Таким образом, Адам и Ева были такими же детьми богини-матери Земли, как и Титаны старых верований. Сначала они были едины в теле Адама; затем их стало двое: Адам и Ева. Осужденный подобным образом, человек ответил на вызов Яхве образом, полностью соответствующим характеру Титана. «Человек,» читаем мы, «назвал жену свою Евой, поскольку она явилась матерью всего сущего». Таким образом и в самой Еве – матери всего сущего, должны распознать мы этот отсутствующий антропоморфный аспект богини-матери. Значит Адам является не только её мужем, но и сыном: поскольку легенда о ребре очевидно является патриархальной переделкой (отдающей первенство мужскому) древнего мифа о герое, рождённом от матери Земли и вернувшемся в неё, чтобы обрести перерождение. Обратите внимание на изображения 6 и 7.

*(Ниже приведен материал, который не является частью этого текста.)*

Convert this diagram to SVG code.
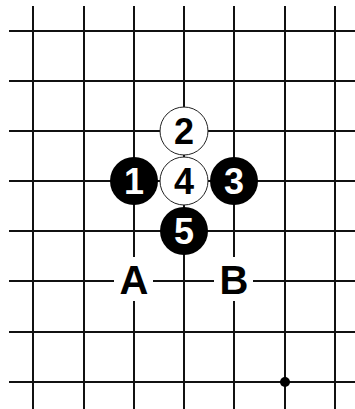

Более того, печати, относящиеся к началу бронзового века и изображающие Нингишзида и его носильщика-змея выступают в качестве веского свидетельства того, что во всех мифах, повествующих о Яхве и собранных в библейских текстах, он предстает аспектом этого самого змеиного могущества и, по видимому, сам является супругом богини-змеи, повелительницы кадуцея, Матери Земли. Давайте для начала вспомним волшебный змеиный посох, которым Моисей напугал Фараона. Яхве сказал ему: «Что держишь в руке твоей?» И сказал Моисей: «Жезл». И сказал Господь Моисею: «Брось жезл свой, что держишь в руке своей, на землю». Моисей бросил жезл, и тотчас сделался он огромным ползучим змеем. – И сказал ему Господь: «Не бойся, Моисей, возьми его за хвост». Моисей, наклонившись, схватил змея за хвост, и стал он снова жезлом. Этим же самым жезлом он, некоторое время позднее, добыл воду из камня в пустыне. Когда же пустынный народ начал роптать на Яхве случилось следующее:
«И послал Господь на народ ядовитых змеев, которые жалили народ, и умерло множество народа из сынов Израилевых. … И помолился Моисей Господу о народе. И сказал Яхве Моисею: сделай себе медного змея и выставь его на знамя, и, если ужалит змей какого-либо человека, ужаленный, взглянув на него, останется жив». И сделал Моисей медного змея и выставил его на знамя, и когда змей ужалил человека, он, взглянув на медного змея, оставался жив.
Из Второй книги Царств мы узнаём, что поклонение этому бронзовому идолу змея велось в Иерусалиме вплоть до правления царя Езекии (719– 691гг. до н. э.) который, судя по описанию: «на части разбил змея, сотворённого Моисеем, ибо и тогда продолжал народ израильский возносить курения ему: Нехуштан звали они его». Так следует ли удивляться тому, что имя жреческого племени Леви – главных поборников Яхве, происходит от того же глагольного корня, что и Левиафан? Или же тому, что, когда наконец начали появляться изображения его, недозволенные ранее, предстал он в качестве божества со змеиным хвостом вместо ног? (См. рисунки 25 и 26 ниже).